##### Data supplied

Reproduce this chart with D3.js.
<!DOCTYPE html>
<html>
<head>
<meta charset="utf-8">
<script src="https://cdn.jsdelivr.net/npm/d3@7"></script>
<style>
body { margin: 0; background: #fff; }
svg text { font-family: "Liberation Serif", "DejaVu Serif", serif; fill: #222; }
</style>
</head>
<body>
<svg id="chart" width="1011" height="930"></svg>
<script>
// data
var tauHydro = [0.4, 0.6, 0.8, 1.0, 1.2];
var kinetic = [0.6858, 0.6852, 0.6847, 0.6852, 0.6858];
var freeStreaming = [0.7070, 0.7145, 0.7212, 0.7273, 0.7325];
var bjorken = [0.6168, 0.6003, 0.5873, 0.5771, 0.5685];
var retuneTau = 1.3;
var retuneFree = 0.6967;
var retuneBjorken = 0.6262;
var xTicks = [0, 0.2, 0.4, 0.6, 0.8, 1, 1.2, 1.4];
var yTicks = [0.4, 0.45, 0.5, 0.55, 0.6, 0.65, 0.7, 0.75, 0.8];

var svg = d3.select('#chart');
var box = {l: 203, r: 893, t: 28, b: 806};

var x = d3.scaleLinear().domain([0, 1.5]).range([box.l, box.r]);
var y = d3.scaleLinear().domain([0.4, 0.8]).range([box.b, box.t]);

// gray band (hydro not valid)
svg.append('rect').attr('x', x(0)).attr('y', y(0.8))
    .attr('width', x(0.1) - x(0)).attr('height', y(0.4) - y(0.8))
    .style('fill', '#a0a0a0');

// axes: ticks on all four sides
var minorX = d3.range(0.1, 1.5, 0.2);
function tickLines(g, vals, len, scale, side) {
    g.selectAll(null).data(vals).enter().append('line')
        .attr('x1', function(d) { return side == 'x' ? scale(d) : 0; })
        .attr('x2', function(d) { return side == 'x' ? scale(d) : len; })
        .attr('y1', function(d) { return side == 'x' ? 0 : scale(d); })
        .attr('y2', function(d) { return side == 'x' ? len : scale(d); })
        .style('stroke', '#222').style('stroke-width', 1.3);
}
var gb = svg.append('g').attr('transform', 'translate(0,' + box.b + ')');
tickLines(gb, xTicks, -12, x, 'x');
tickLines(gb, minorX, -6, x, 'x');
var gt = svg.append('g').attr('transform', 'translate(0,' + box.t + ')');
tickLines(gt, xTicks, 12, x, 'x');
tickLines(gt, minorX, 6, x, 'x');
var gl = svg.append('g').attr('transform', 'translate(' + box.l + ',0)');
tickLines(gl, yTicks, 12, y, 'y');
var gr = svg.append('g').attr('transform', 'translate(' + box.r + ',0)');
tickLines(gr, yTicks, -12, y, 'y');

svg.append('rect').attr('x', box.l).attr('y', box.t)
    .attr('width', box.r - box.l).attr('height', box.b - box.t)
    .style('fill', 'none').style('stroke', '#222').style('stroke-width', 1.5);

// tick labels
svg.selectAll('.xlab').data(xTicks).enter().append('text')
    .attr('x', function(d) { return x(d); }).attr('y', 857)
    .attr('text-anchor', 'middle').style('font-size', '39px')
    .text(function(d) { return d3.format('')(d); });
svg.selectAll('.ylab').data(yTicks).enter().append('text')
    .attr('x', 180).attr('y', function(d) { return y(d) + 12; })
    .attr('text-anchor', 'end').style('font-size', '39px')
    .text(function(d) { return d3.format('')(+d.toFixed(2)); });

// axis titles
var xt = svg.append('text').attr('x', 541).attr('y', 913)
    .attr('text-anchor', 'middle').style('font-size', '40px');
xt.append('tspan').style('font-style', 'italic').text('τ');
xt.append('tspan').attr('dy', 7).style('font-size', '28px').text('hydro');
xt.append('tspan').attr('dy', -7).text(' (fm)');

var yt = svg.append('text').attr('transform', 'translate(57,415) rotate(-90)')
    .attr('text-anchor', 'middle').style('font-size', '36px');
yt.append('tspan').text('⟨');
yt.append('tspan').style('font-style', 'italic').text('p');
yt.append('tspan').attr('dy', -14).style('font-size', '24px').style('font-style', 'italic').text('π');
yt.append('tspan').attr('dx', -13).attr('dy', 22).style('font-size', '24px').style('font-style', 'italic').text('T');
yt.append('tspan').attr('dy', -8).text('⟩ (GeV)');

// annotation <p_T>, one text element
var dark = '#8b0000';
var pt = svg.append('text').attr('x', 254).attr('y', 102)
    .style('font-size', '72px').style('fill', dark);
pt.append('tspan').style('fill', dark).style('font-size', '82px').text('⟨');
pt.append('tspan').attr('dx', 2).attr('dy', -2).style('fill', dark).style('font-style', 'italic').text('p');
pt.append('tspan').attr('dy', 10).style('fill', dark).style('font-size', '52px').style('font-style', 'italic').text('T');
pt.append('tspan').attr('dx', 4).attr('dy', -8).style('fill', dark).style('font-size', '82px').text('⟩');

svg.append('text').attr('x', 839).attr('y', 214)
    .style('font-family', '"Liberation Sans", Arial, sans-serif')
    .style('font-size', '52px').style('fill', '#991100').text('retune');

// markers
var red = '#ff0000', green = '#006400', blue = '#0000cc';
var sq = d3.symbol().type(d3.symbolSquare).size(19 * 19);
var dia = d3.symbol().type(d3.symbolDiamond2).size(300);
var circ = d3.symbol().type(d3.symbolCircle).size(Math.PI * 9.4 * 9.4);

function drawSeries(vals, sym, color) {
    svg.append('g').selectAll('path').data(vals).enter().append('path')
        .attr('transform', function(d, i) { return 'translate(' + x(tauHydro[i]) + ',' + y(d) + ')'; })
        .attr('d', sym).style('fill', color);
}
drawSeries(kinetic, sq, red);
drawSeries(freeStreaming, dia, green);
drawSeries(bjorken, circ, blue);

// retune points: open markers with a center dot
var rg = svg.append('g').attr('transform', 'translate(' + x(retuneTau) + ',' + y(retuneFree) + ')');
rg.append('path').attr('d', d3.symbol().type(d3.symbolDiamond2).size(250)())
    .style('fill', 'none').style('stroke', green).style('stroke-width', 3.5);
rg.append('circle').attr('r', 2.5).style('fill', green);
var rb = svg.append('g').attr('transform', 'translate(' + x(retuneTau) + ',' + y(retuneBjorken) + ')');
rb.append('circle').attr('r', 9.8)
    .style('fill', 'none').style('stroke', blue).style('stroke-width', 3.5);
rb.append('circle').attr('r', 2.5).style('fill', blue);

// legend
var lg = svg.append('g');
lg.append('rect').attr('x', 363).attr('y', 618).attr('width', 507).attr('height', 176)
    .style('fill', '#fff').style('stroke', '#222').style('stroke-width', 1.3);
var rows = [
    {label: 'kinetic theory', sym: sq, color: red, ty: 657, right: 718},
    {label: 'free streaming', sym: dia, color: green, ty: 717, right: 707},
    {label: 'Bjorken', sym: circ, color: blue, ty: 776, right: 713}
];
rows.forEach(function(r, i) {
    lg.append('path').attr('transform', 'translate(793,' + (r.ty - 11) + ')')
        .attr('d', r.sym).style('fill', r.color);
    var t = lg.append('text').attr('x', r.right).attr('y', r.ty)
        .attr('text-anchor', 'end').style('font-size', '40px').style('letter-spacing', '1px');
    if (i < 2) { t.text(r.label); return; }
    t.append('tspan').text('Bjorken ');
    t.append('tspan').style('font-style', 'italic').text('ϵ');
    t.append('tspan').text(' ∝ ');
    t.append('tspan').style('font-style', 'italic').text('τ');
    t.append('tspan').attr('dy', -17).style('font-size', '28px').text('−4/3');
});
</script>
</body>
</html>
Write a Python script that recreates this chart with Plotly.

##########

▶ **Exercise goal**
From the entries above, copy every line where the word "script" shows up.

▶ **Result of this task**
<script src="https://cdn.jsdelivr.net/npm/d3@7"></script>
<script>
</script>
Write a Python script that recreates this chart with Plotly.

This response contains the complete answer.